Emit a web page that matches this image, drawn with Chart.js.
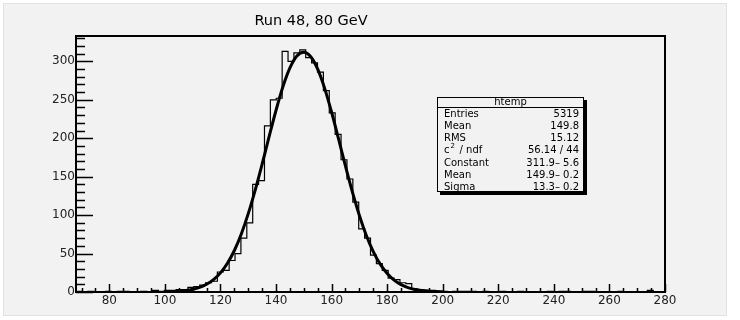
<!DOCTYPE html>
<html>
<head>
<meta charset="utf-8">
<script src="https://cdn.jsdelivr.net/npm/chart.js@4.4.1/dist/chart.umd.min.js"></script>
<style>
  html, body { margin: 0; padding: 0; background: #ffffff; }
  #wrap { width: 740px; height: 320px; position: relative; }
</style>
</head>
<body>
<div id="wrap"><canvas id="c" width="740" height="320"></canvas></div>
<script>
// ---------------- data ----------------
const chartTitle = 'Run 48, 80 GeV';
const histMin = 68;
const histMax = 280;
const binCount = 100;
const counts = [
  1, 0, 1, 0, 0, 1, 0, 1, 1, 0,
  0, 1, 0, 2, 1, 2, 2, 3, 3, 6,
  7, 9, 12, 14, 26, 28, 41, 50, 70, 90,
  140, 145, 216, 250, 252, 313, 300, 311, 315, 305,
  298, 286, 262, 233, 205, 172, 147, 117, 82, 70,
  48, 37, 28, 18, 16, 12, 11, 4, 3, 2,
  2, 1, 1, 0, 1, 1, 1, 1, 0, 1,
  0, 0, 1, 0, 0, 1, 0, 0, 0, 0,
  1, 0, 1, 1, 0, 0, 1, 1, 0, 0,
  0, 0, 1, 0, 0, 0, 0, 2, 0, 0
];
// fitted curve
const fitX = [100, 102.5, 105, 107.5, 110, 112.5, 115, 117.5, 120, 122.5, 125, 127.5, 130, 132.5, 135, 137.5, 140, 142.5, 145, 147.5, 150,
              152.5, 155, 157.5, 160, 162.5, 165, 167.5, 170, 172.5, 175, 177.5, 180, 182.5, 185, 187.5, 190, 192.5, 195, 197.5, 200];
const fitY = [0.3, 0.5, 1.0, 1.9, 3.5, 6.0, 10.0, 16.1, 24.9, 37.4, 54.0, 75.5, 101.9, 132.6, 166.5, 202.0, 236.4, 267.2, 291.4, 306.9, 311.9,
              306.0, 289.8, 264.9, 233.8, 199.1, 163.7, 129.9, 99.6, 73.6, 52.6, 36.2, 24.1, 15.5, 9.6, 5.7, 3.3, 1.9, 1.0, 0.5, 0.3];
const xTicks = [80, 100, 120, 140, 160, 180, 200, 220, 240, 260, 280];
const yTicks = [0, 50, 100, 150, 200, 250, 300];
const yMax = 333;
const statsTitle = 'htemp';
const statsLabels = ['Entries', 'Mean', 'RMS', 'c', 'Constant', 'Mean', 'Sigma'];
const statsValues = ['5319', '149.8', '15.12', '56.14 / 44', '311.9\u2013 5.6', '149.9\u2013 0.2', '13.3\u2013 0.2'];

// ---------------- build ----------------
const binWidth = (histMax - histMin) / binCount;
const histPoints = counts.map((v, k) => ({ x: histMin + k * binWidth, y: v }));
histPoints.push({ x: histMax, y: counts[counts.length - 1] });
const fitPoints = fitX.map((x, i) => ({ x: x, y: fitY[i] }));

const FONT = '"DejaVu Sans", sans-serif';

const rootStyle = {
  id: 'rootStyle',
  beforeDraw(chart) {
    const ctx = chart.ctx;
    ctx.save();
    ctx.fillStyle = '#ffffff';
    ctx.fillRect(0, 0, chart.width, chart.height);
    ctx.fillStyle = '#f2f2f2';
    ctx.fillRect(3, 3, 724, 313);
    ctx.strokeStyle = '#e2e2e2';
    ctx.lineWidth = 1;
    ctx.strokeRect(3.5, 3.5, 723, 312);
    ctx.restore();
  },
  afterDatasetsDraw(chart) {
    const ctx = chart.ctx;
    const xs = chart.scales.x, ys = chart.scales.y;
    const a = chart.chartArea;
    ctx.save();
    // ticks (pointing inward)
    ctx.strokeStyle = '#000';
    ctx.lineWidth = 1.5;
    ctx.beginPath();
    for (let v = 0; v <= yMax; v += 10) {
      const py = Math.round(ys.getPixelForValue(v)) + 0.5;
      const len = yTicks.includes(v) ? 17 : 9;
      ctx.moveTo(a.left, py); ctx.lineTo(a.left + len, py);
    }
    for (let v = 70; v <= histMax; v += 5) {
      const px = Math.round(xs.getPixelForValue(v)) + 0.5;
      const len = xTicks.includes(v) ? 8 : 4;
      ctx.moveTo(px, a.bottom); ctx.lineTo(px, a.bottom - len);
    }
    ctx.stroke();
    // frame
    ctx.lineWidth = 2;
    ctx.strokeRect(a.left, a.top, a.right - a.left, a.bottom - a.top);
    // title
    ctx.fillStyle = '#000';
    ctx.font = '14.5px ' + FONT;
    ctx.textAlign = 'center';
    ctx.textBaseline = 'middle';
    ctx.fillText(chartTitle, 311, 21);
    // stats box
    const bx = 437, by = 97, bw = 147, bh = 95;
    ctx.fillStyle = '#000';
    ctx.fillRect(bx + 3, by + 3, bw, bh);
    ctx.fillStyle = '#f2f2f2';
    ctx.fillRect(bx, by, bw, bh);
    ctx.lineWidth = 1;
    ctx.strokeStyle = '#000';
    ctx.strokeRect(bx + 0.5, by + 0.5, bw - 1, bh - 1);
    ctx.beginPath();
    ctx.moveTo(bx, by + 10.5); ctx.lineTo(bx + bw, by + 10.5);
    ctx.stroke();
    ctx.fillStyle = '#000';
    ctx.font = '10px ' + FONT;
    ctx.textAlign = 'center';
    ctx.fillText(statsTitle, bx + bw / 2, by + 5.5);
    for (let i = 0; i < statsLabels.length; i++) {
      const ty = 114 + i * 12.25;
      ctx.textAlign = 'left';
      ctx.font = '10px ' + FONT;
      ctx.fillText(statsLabels[i], 444, ty);
      if (statsLabels[i] === 'c') {
        const w = ctx.measureText('c').width;
        ctx.font = '7px ' + FONT;
        ctx.fillText('2', 444 + w + 1, ty - 5);
        ctx.font = '10px ' + FONT;
        ctx.fillText('/ ndf', 444 + w + 10, ty);
      }
      ctx.textAlign = 'right';
      ctx.fillText(statsValues[i], 579, ty);
    }
    ctx.restore();
  }
};

new Chart(document.getElementById('c'), {
  type: 'scatter',
  data: {
    datasets: [
      {
        label: 'htemp',
        data: histPoints,
        showLine: true,
        stepped: true,
        borderColor: '#000',
        borderWidth: 1.2,
        pointRadius: 0,
        fill: false
      },
      {
        label: 'gaus fit',
        data: fitPoints,
        showLine: true,
        borderColor: '#000',
        borderWidth: 3,
        pointRadius: 0,
        cubicInterpolationMode: 'monotone',
        fill: false
      }
    ]
  },
  options: {
    responsive: false,
    animation: false,
    devicePixelRatio: 1,
    layout: { padding: { left: 0, right: 75, top: 36, bottom: 0 } },
    plugins: { legend: { display: false }, tooltip: { enabled: false }, title: { display: false } },
    scales: {
      x: {
        type: 'linear',
        min: histMin,
        max: histMax,
        afterBuildTicks: (s) => { s.ticks = xTicks.map(v => ({ value: v })); },
        afterFit: (s) => { s.height = 28; },
        grid: { display: false, drawTicks: false },
        border: { display: false },
        ticks: { color: '#222', font: { family: FONT, size: 12 }, padding: 2, maxRotation: 0, autoSkip: false }
      },
      y: {
        type: 'linear',
        min: 0,
        max: yMax,
        afterBuildTicks: (s) => { s.ticks = yTicks.map(v => ({ value: v })); },
        afterFit: (s) => { s.width = 76; },
        grid: { display: false, drawTicks: false },
        border: { display: false },
        ticks: { color: '#222', font: { family: FONT, size: 12 }, padding: 1 }
      }
    }
  },
  plugins: [rootStyle]
});
</script>
</body>
</html>
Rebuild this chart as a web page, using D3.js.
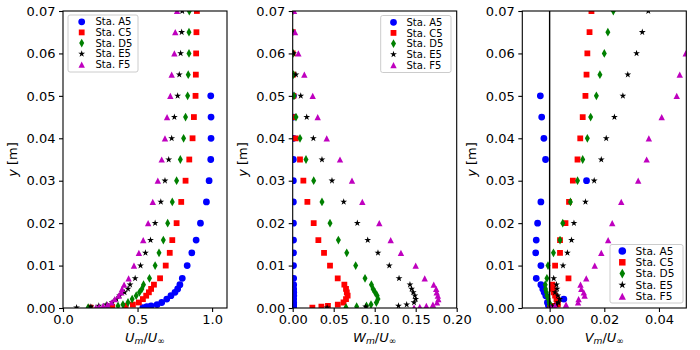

=== Problem to solve ===
Give the entries again without a single change, but with no pictures.

=== Answer to this problem ===
Emit a web page that matches this image, drawn with Chart.js.
<!DOCTYPE html>
<html>
<head>
<meta charset="utf-8">
<script src="https://cdn.jsdelivr.net/npm/chart.js@4.4.1/dist/chart.umd.min.js"></script>
<style>
  html, body { margin: 0; padding: 0; background: #ffffff; }
  #wrap { width: 740px; height: 320px; position: relative; }
</style>
</head>
<body>
<div id="wrap"><canvas id="c" width="740" height="320"></canvas></div>
<script>
// ---------------- data ----------------
const chartTitle = 'Run 48, 80 GeV';
const histMin = 68;
const histMax = 280;
const binCount = 100;
const counts = [
  1, 0, 1, 0, 0, 1, 0, 1, 1, 0,
  0, 1, 0, 2, 1, 2, 2, 3, 3, 6,
  7, 9, 12, 14, 26, 28, 41, 50, 70, 90,
  140, 145, 216, 250, 252, 313, 300, 311, 315, 305,
  298, 286, 262, 233, 205, 172, 147, 117, 82, 70,
  48, 37, 28, 18, 16, 12, 11, 4, 3, 2,
  2, 1, 1, 0, 1, 1, 1, 1, 0, 1,
  0, 0, 1, 0, 0, 1, 0, 0, 0, 0,
  1, 0, 1, 1, 0, 0, 1, 1, 0, 0,
  0, 0, 1, 0, 0, 0, 0, 2, 0, 0
];
// fitted curve
const fitX = [100, 102.5, 105, 107.5, 110, 112.5, 115, 117.5, 120, 122.5, 125, 127.5, 130, 132.5, 135, 137.5, 140, 142.5, 145, 147.5, 150,
              152.5, 155, 157.5, 160, 162.5, 165, 167.5, 170, 172.5, 175, 177.5, 180, 182.5, 185, 187.5, 190, 192.5, 195, 197.5, 200];
const fitY = [0.3, 0.5, 1.0, 1.9, 3.5, 6.0, 10.0, 16.1, 24.9, 37.4, 54.0, 75.5, 101.9, 132.6, 166.5, 202.0, 236.4, 267.2, 291.4, 306.9, 311.9,
              306.0, 289.8, 264.9, 233.8, 199.1, 163.7, 129.9, 99.6, 73.6, 52.6, 36.2, 24.1, 15.5, 9.6, 5.7, 3.3, 1.9, 1.0, 0.5, 0.3];
const xTicks = [80, 100, 120, 140, 160, 180, 200, 220, 240, 260, 280];
const yTicks = [0, 50, 100, 150, 200, 250, 300];
const yMax = 333;
const statsTitle = 'htemp';
const statsLabels = ['Entries', 'Mean', 'RMS', 'c', 'Constant', 'Mean', 'Sigma'];
const statsValues = ['5319', '149.8', '15.12', '56.14 / 44', '311.9\u2013 5.6', '149.9\u2013 0.2', '13.3\u2013 0.2'];

// ---------------- build ----------------
const binWidth = (histMax - histMin) / binCount;
const histPoints = counts.map((v, k) => ({ x: histMin + k * binWidth, y: v }));
histPoints.push({ x: histMax, y: counts[counts.length - 1] });
const fitPoints = fitX.map((x, i) => ({ x: x, y: fitY[i] }));

const FONT = '"DejaVu Sans", sans-serif';

const rootStyle = {
  id: 'rootStyle',
  beforeDraw(chart) {
    const ctx = chart.ctx;
    ctx.save();
    ctx.fillStyle = '#ffffff';
    ctx.fillRect(0, 0, chart.width, chart.height);
    ctx.fillStyle = '#f2f2f2';
    ctx.fillRect(3, 3, 724, 313);
    ctx.strokeStyle = '#e2e2e2';
    ctx.lineWidth = 1;
    ctx.strokeRect(3.5, 3.5, 723, 312);
    ctx.restore();
  },
  afterDatasetsDraw(chart) {
    const ctx = chart.ctx;
    const xs = chart.scales.x, ys = chart.scales.y;
    const a = chart.chartArea;
    ctx.save();
    // ticks (pointing inward)
    ctx.strokeStyle = '#000';
    ctx.lineWidth = 1.5;
    ctx.beginPath();
    for (let v = 0; v <= yMax; v += 10) {
      const py = Math.round(ys.getPixelForValue(v)) + 0.5;
      const len = yTicks.includes(v) ? 17 : 9;
      ctx.moveTo(a.left, py); ctx.lineTo(a.left + len, py);
    }
    for (let v = 70; v <= histMax; v += 5) {
      const px = Math.round(xs.getPixelForValue(v)) + 0.5;
      const len = xTicks.includes(v) ? 8 : 4;
      ctx.moveTo(px, a.bottom); ctx.lineTo(px, a.bottom - len);
    }
    ctx.stroke();
    // frame
    ctx.lineWidth = 2;
    ctx.strokeRect(a.left, a.top, a.right - a.left, a.bottom - a.top);
    // title
    ctx.fillStyle = '#000';
    ctx.font = '14.5px ' + FONT;
    ctx.textAlign = 'center';
    ctx.textBaseline = 'middle';
    ctx.fillText(chartTitle, 311, 21);
    // stats box
    const bx = 437, by = 97, bw = 147, bh = 95;
    ctx.fillStyle = '#000';
    ctx.fillRect(bx + 3, by + 3, bw, bh);
    ctx.fillStyle = '#f2f2f2';
    ctx.fillRect(bx, by, bw, bh);
    ctx.lineWidth = 1;
    ctx.strokeStyle = '#000';
    ctx.strokeRect(bx + 0.5, by + 0.5, bw - 1, bh - 1);
    ctx.beginPath();
    ctx.moveTo(bx, by + 10.5); ctx.lineTo(bx + bw, by + 10.5);
    ctx.stroke();
    ctx.fillStyle = '#000';
    ctx.font = '10px ' + FONT;
    ctx.textAlign = 'center';
    ctx.fillText(statsTitle, bx + bw / 2, by + 5.5);
    for (let i = 0; i < statsLabels.length; i++) {
      const ty = 114 + i * 12.25;
      ctx.textAlign = 'left';
      ctx.font = '10px ' + FONT;
      ctx.fillText(statsLabels[i], 444, ty);
      if (statsLabels[i] === 'c') {
        const w = ctx.measureText('c').width;
        ctx.font = '7px ' + FONT;
        ctx.fillText('2', 444 + w + 1, ty - 5);
        ctx.font = '10px ' + FONT;
        ctx.fillText('/ ndf', 444 + w + 10, ty);
      }
      ctx.textAlign = 'right';
      ctx.fillText(statsValues[i], 579, ty);
    }
    ctx.restore();
  }
};

new Chart(document.getElementById('c'), {
  type: 'scatter',
  data: {
    datasets: [
      {
        label: 'htemp',
        data: histPoints,
        showLine: true,
        stepped: true,
        borderColor: '#000',
        borderWidth: 1.2,
        pointRadius: 0,
        fill: false
      },
      {
        label: 'gaus fit',
        data: fitPoints,
        showLine: true,
        borderColor: '#000',
        borderWidth: 3,
        pointRadius: 0,
        cubicInterpolationMode: 'monotone',
        fill: false
      }
    ]
  },
  options: {
    responsive: false,
    animation: false,
    devicePixelRatio: 1,
    layout: { padding: { left: 0, right: 75, top: 36, bottom: 0 } },
    plugins: { legend: { display: false }, tooltip: { enabled: false }, title: { display: false } },
    scales: {
      x: {
        type: 'linear',
        min: histMin,
        max: histMax,
        afterBuildTicks: (s) => { s.ticks = xTicks.map(v => ({ value: v })); },
        afterFit: (s) => { s.height = 28; },
        grid: { display: false, drawTicks: false },
        border: { display: false },
        ticks: { color: '#222', font: { family: FONT, size: 12 }, padding: 2, maxRotation: 0, autoSkip: false }
      },
      y: {
        type: 'linear',
        min: 0,
        max: yMax,
        afterBuildTicks: (s) => { s.ticks = yTicks.map(v => ({ value: v })); },
        afterFit: (s) => { s.width = 76; },
        grid: { display: false, drawTicks: false },
        border: { display: false },
        ticks: { color: '#222', font: { family: FONT, size: 12 }, padding: 1 }
      }
    }
  },
  plugins: [rootStyle]
});
</script>
</body>
</html>
Rebuild this chart as a web page, using D3.js.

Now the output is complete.